It's hard to fight a class war without a billionaire onside. Hence Andrea Horwath's dilemma.
The Ontario NDP leader has thrown down a gauntlet of sorts -- demanding, or at least politely requesting, that Dalton McGuinty's Liberal minority impose a new slightly higher tax rate on Ontarians making more than $500,000 a year.
The move is a small toe-in-the-water toward restoring the progressivity that's been stripped out of the Canadian tax system. But it's also a bold unlacing of the stays on the political bodice that has confined mainstream Canadian politicians for the past few decades.
Of course, U.S. President Barack Obama is paving the way.

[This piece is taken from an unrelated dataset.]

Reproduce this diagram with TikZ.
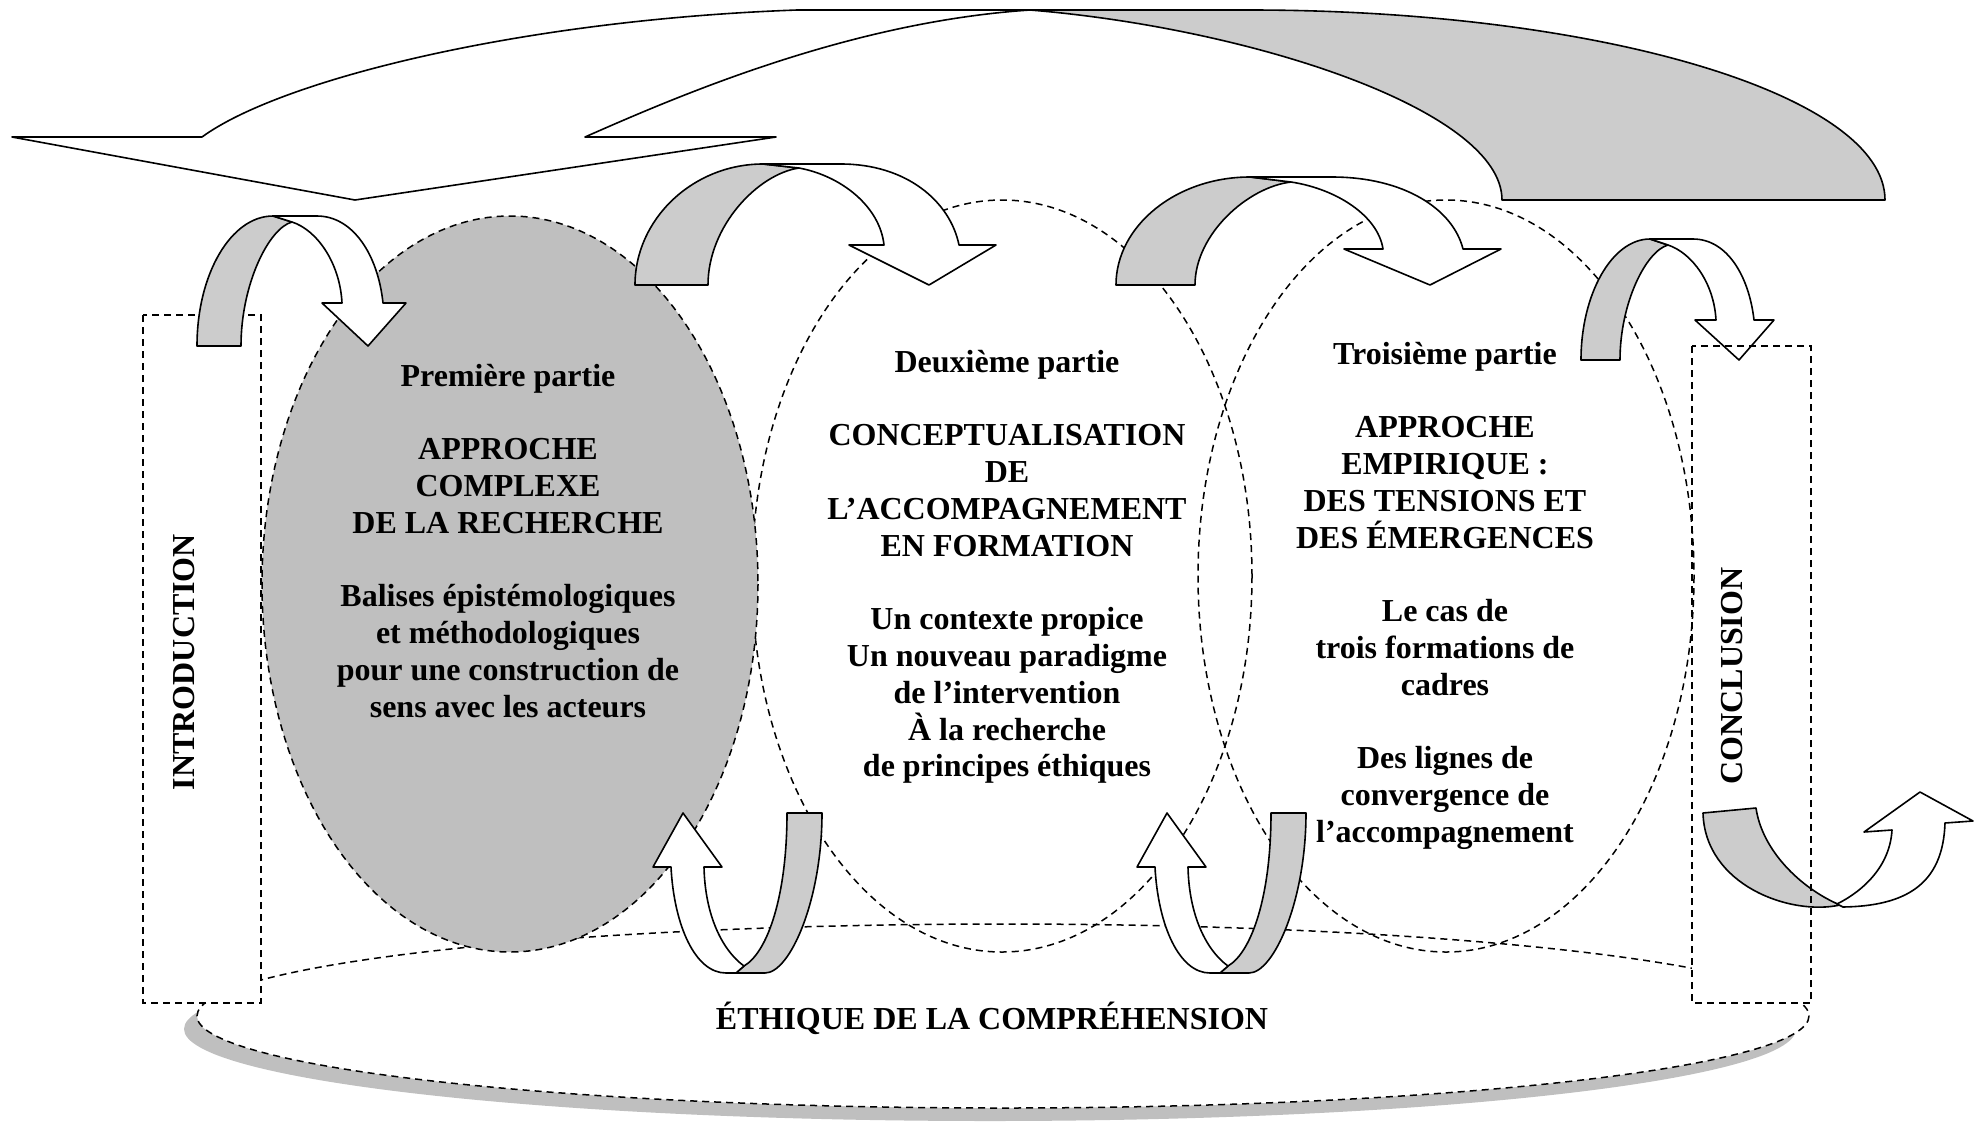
\documentclass[tikz,border=0pt]{standalone}
\usepackage{fontspec}
\setmainfont{Liberation Serif}
\definecolor{ribcol}{gray}{0.8}
\definecolor{partcol}{gray}{0.75}
\definecolor{shadcol}{gray}{0.75}
\begin{document}
\begin{tikzpicture}[x=0.5pt,y=-0.5pt]
\tikzset{
  dsh/.style={draw=black, dash pattern=on 3.5pt off 2.5pt, line width=0.75pt},
  rib/.style={draw=black, line width=0.8pt, fill=white, line join=round},
  ribg/.style={rib, fill=ribcol},
  lbl/.style={font=\fontsize{16pt}{18.4pt}\selectfont\bfseries, align=center, inner sep=0pt},
}
\useasboundingbox (0,0) rectangle (1978,1121);

% bottom ellipse with shadow
\fill[shadcol] (990,1029) ellipse [x radius=806, y radius=92];
\draw[dsh, fill=white] (1003,1016) ellipse [x radius=806, y radius=92];

% side boxes
\draw[dsh, fill=white] (143,315) rectangle (261,1003);
\fill[white] (1692,346) rectangle (1811,1003);

% the three parts
\draw[dsh] (1002,576) ellipse [x radius=250, y radius=376];
\draw[dsh] (1446,576) ellipse [x radius=248, y radius=376];
\draw[dsh, fill=partcol] (510,584) ellipse [x radius=248, y radius=368];

% big top arrow
\draw[ribg] (1030,10) -- (1250,10) .. controls (1600,10) and (1885,95) .. (1885,200)
  -- (1502,200) .. controls (1502,110) and (1250,28) .. (1030,10) -- cycle;
\draw[rib] (12,137) -- (202,137) .. controls (280,80) and (520,20) .. (797,10) -- (1030,10)
  .. controls (850,22) and (680,95) .. (585,137) -- (776,137) -- (355,200) -- cycle;

% arrow A (introduction -> premiere)
\draw[ribg] (197,346) -- (241,346) .. controls (241,284) and (269,228) .. (292,222) -- (273,216)
  .. controls (231,216) and (197,274) .. (197,346) -- cycle;
\draw[rib] (273,216) -- (317,216) .. controls (353,216) and (378,255) .. (383,303) -- (406,303)
  -- (368,346) -- (322,303) -- (342,303) .. controls (340,263) and (317,230) .. (292,222) -- cycle;

% arrow B
\draw[ribg] (635,285) -- (708,285) .. controls (708,226) and (758,174) .. (799,168) -- (763,164)
  .. controls (693,164) and (635,219) .. (635,285) -- cycle;
\draw[rib] (763,164) -- (841,164) .. controls (906,164) and (950,201) .. (959,245) -- (996,245)
  -- (929,285) -- (849,245) -- (884,245) .. controls (880,207) and (842,176) .. (799,168) -- cycle;

% arrow C
\draw[ribg] (1116,285) -- (1195,285) .. controls (1195,234) and (1248,187) .. (1291,182) -- (1250,177)
  .. controls (1176,177) and (1116,226) .. (1116,285) -- cycle;
\draw[rib] (1250,177) -- (1332,177) .. controls (1404,177) and (1453,209) .. (1463,249) -- (1501,249)
  -- (1430,285) -- (1344,249) -- (1383,249) .. controls (1378,216) and (1337,189) .. (1291,182) -- cycle;

% arrow D
\draw[ribg] (1581,360) -- (1620,360) .. controls (1620,303) and (1646,251) .. (1668,245) -- (1650,239)
  .. controls (1612,239) and (1581,294) .. (1581,360) -- cycle;
\draw[rib] (1650,239) -- (1693,239) .. controls (1727,239) and (1749,276) .. (1754,320) -- (1774,320)
  -- (1739,360) -- (1695,320) -- (1716,320) .. controls (1714,283) and (1692,253) .. (1668,245) -- cycle;

% bottom arrows E and F
\foreach \dx in {0,484}{
\begin{scope}[shift={(\dx,0)}]
\draw[ribg] (787,813) -- (822,813) .. controls (822,900) and (790,973) .. (765,973) -- (736,973)
  -- (744,966) .. controls (768,952) and (787,895) .. (787,813) -- cycle;
\draw[rib] (671,867) -- (653,867) -- (683,813) -- (722,867) -- (704,867)
  .. controls (705,915) and (722,950) .. (744,966) -- (736,973) -- (726,973)
  .. controls (695,973) and (674,925) .. (671,867) -- cycle;
\end{scope}}

% arrow G (conclusion, outward)
\draw[ribg] (1703,813) -- (1756,808) .. controls (1762,850) and (1800,888) .. (1840,905)
  .. controls (1790,916) and (1705,885) .. (1703,813) -- cycle;
\draw[rib] (1837,904) .. controls (1865,890) and (1890,865) .. (1892,830) -- (1864,832) -- (1920,792)
  -- (1973,821) -- (1945,823) .. controls (1943,885) and (1905,906) .. (1843,907) -- cycle;

% conclusion box border
\draw[dsh] (1692,346) rectangle (1811,1003);

% texts
\node[lbl, anchor=north] (p1) at (508,360) {\strut Première partie\\ \strut\\
  APPROCHE\\ COMPLEXE\\ DE LA RECHERCHE\\ \strut\\
  Balises épistémologiques\\ et méthodologiques\\ pour une construction de\\ sens avec les acteurs};
\node[lbl, anchor=north] (p2) at (1007,346) {\strut Deuxième partie\\ \strut\\
  CONCEPTUALISATION\\ DE\\ L’ACCOMPAGNEMENT\\ EN FORMATION\\ \strut\\
  Un contexte propice\\ Un nouveau paradigme\\ de l’intervention\\ À la recherche\\ de principes éthiques};
\node[lbl, anchor=north] (p3) at (1445,338) {\strut Troisième partie\\ \strut\\
  APPROCHE\\ EMPIRIQUE :\\ DES TENSIONS ET\\ DES ÉMERGENCES\\ \strut\\
  Le cas de\\ trois formations de\\ cadres\\ \strut\\
  Des lignes de\\ convergence de\\ l’accompagnement};
\node[lbl, rotate=90] (intro) at (184,662) {INTRODUCTION};
\node[lbl, rotate=90] (concl) at (1732,676) {CONCLUSION};
\node[lbl] (ethique) at (992,1018) {ÉTHIQUE DE LA COMPRÉHENSION};
\end{tikzpicture}
\end{document}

But it's easy for Obama; he has a billionaire backing him up. It's doubtful Obama would have had the audacity to suggest the rich should pay tax rates as high as their secretaries had the idea not been suggested by Warren Buffett, one of the richest men alive.

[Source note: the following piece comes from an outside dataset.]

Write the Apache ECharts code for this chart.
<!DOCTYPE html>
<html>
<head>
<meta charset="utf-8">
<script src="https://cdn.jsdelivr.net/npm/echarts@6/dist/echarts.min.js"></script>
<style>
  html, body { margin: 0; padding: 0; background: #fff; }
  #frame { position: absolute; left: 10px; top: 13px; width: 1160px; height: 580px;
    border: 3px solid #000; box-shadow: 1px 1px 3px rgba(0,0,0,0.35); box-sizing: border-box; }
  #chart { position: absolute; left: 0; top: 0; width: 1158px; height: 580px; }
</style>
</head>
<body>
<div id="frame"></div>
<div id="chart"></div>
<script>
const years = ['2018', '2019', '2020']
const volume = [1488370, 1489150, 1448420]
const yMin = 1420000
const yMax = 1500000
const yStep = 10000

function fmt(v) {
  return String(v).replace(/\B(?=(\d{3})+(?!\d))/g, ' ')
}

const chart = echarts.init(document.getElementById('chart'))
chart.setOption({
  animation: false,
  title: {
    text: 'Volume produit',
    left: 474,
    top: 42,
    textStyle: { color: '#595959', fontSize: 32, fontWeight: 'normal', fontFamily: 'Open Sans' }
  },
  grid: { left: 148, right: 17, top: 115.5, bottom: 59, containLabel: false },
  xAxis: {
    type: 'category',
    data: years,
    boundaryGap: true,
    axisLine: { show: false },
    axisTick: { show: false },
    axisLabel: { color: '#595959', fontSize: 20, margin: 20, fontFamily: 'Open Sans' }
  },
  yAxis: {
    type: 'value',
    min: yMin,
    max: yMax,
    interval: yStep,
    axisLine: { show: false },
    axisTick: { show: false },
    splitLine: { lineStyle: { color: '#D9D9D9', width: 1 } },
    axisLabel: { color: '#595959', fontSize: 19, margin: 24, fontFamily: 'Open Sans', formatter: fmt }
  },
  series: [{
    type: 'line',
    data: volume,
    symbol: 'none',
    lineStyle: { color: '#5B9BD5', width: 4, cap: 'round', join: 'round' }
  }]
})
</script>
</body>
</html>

Obama has even dubbed his proposed new tax the "Buffett Rule" so that it's clear this isn't just some idea thought up by the president of the United States; it has the full clout and authority of a billionaire.
Horwath, on the other hand, is out there riding bareback, taking on the most powerful forces in Canada all by herself, showing more boldness than this country has seen in a while.

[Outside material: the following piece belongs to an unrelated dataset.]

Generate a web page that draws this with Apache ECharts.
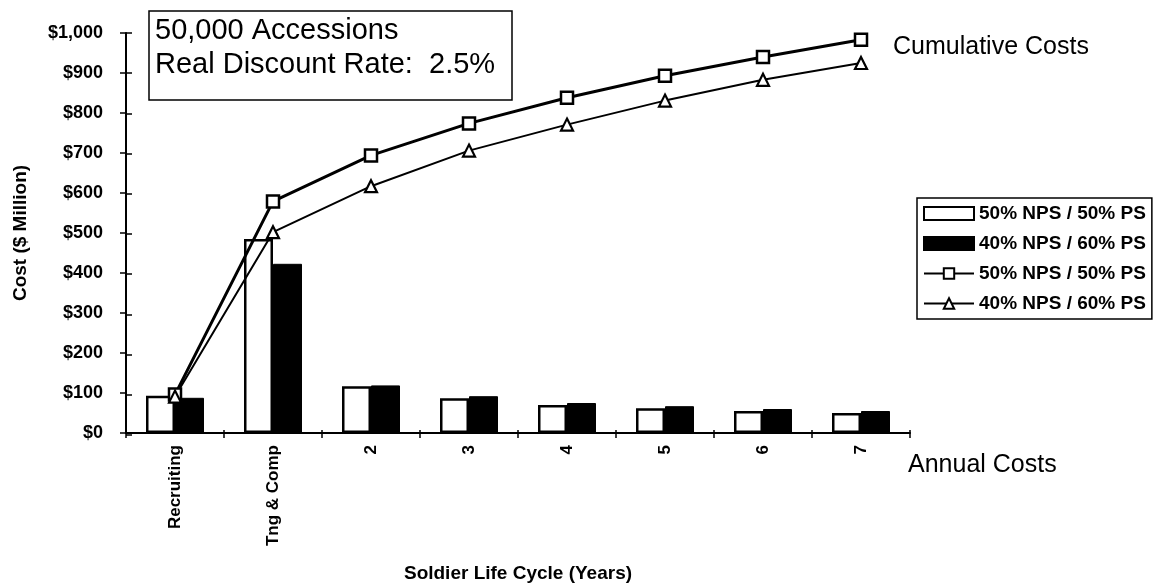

Actually, she's showing the kind of boldness that in recent years has largely been confined to the political right.
That boldness -- along with enormous financial support from the wealthy -- has been key to the phenomenal success of the new conservative movement.
Conservatives have managed to peddle policy changes -- notably tax cuts for the rich -- that offer no benefit to ordinary citizens and in fact undermine public welfare by depriving government of revenue needed for social programs.
They've pulled this off partly by being sneaky, but also by forcefully defending their positions.
This has enabled them to present themselves as tough and principled -- even when there's no principle beyond enriching themselves and their allies -- giving them an aura of strong leadership.
By contrast, their opponents have often come across as unable or unwilling to articulate the case for progressive policies.
Take, for instance, the issue of progressive taxation -- the notion that tax rates rise as income rises. For decades, it had been accepted by all political parties in both the United States and Canada as central to the postwar "social contract" -- the implicit bargain that stipulated the economy would run on capitalist principles, but that capitalism's harsh effects would be mitigated by social programs protecting the well-being of the citizenry.
Starting in the 1970s, the conservative movement set its sights on eliminating the second part of the bargain. Its method was the demonization of taxes.
As the well-funded anti-tax campaign swept over the political landscape, politicians of all stripes cowered or climbed on board, abandoning the fort of progressive taxation as soon as it came under fire, without even putting up a fight.
The campaign was ostensibly against all taxes, but its real goal was reducing taxes on the rich. (And it succeeded. Statistics Canada numbers show that between 1992 and 2004, the actual tax rates paid by the richest .01 per cent of Canadians dropped by 25 per cent, while the actual tax rates paid by the bottom 95 per cent dropped by a mere 1 percentage point.)
Now, into this abandoned frontier rides mild-mannered Andrea Horwath, daring to go where no mainstream politician has gone in a long while.
The guns are out for her. On CTV, businessman Jim Doak described Horwath's tax as "ethnic cleansing" of the rich.
Similarly, Wall Street titan Stephen Schwarzman denounced an attempt by Obama to close a tax loophole for hedge funds managers as "war -- it's like when Hitler invaded Poland."
Another possibility is that higher taxes on the rich aren't about war or ethnic cleansing, but about restoring the social contract that used to bind society together.
If Horwath can make that point with boldness and conviction, she might even succeed without a billionaire watching her back.